Mark Rothleder, vice president of market quality and renewable integration for CAISO, said that scheduling day-ahead resources on an hourly basis is no longer sufficient because of how much solar output can change within an hour.
“We’re looking at going to a 15-minute granularity … in the day-ahead time frame. We already do it in the real-time [market], but we’re finding it’s increasingly necessary to do that in the day-ahead. We’ve got 7,000 MW of behind-the-meter solar; 12,000 MW on the grid side. So, we see those evening and morning ramps as a significant challenge.”
Minnesota Public Utilities Commissioner Matthew Schuerger said the growth of distribution-level solar means his state needs to incorporate distribution planning into its integrated resource planning, “where they haven’t traditionally been.”
Planners also are having to look differently at how they procure reliability services. “When you planned for capacity, you got everything else: energy, voltage support, frequency response and ramping flexibility,” Schuerger said. “We’re moving out of that world.”
One thing that won’t be changing, said Thad LeVar, chairman of the Public Service Commission of Utah, is the IRP process itself.

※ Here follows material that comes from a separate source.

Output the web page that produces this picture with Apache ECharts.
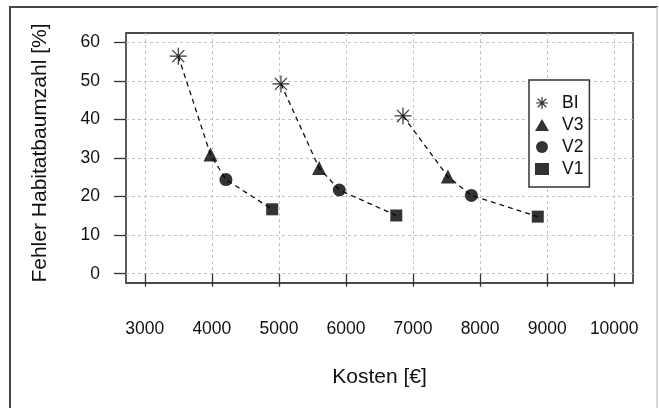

LeVar said the proposed addition of a day-ahead market in the Western Energy Imbalance Market has “real potential.”
But he said his state won’t be signing up if it means the end of IRPs.
“I think I’m safe in predicting that Western states like Utah are not — at least in the near future — going to express an interest in joining an RTO that has authority over resource adequacy and system planning,” he said. “The IRP model is going to continue to be a bedrock principal in the Western U.S. in the near term.”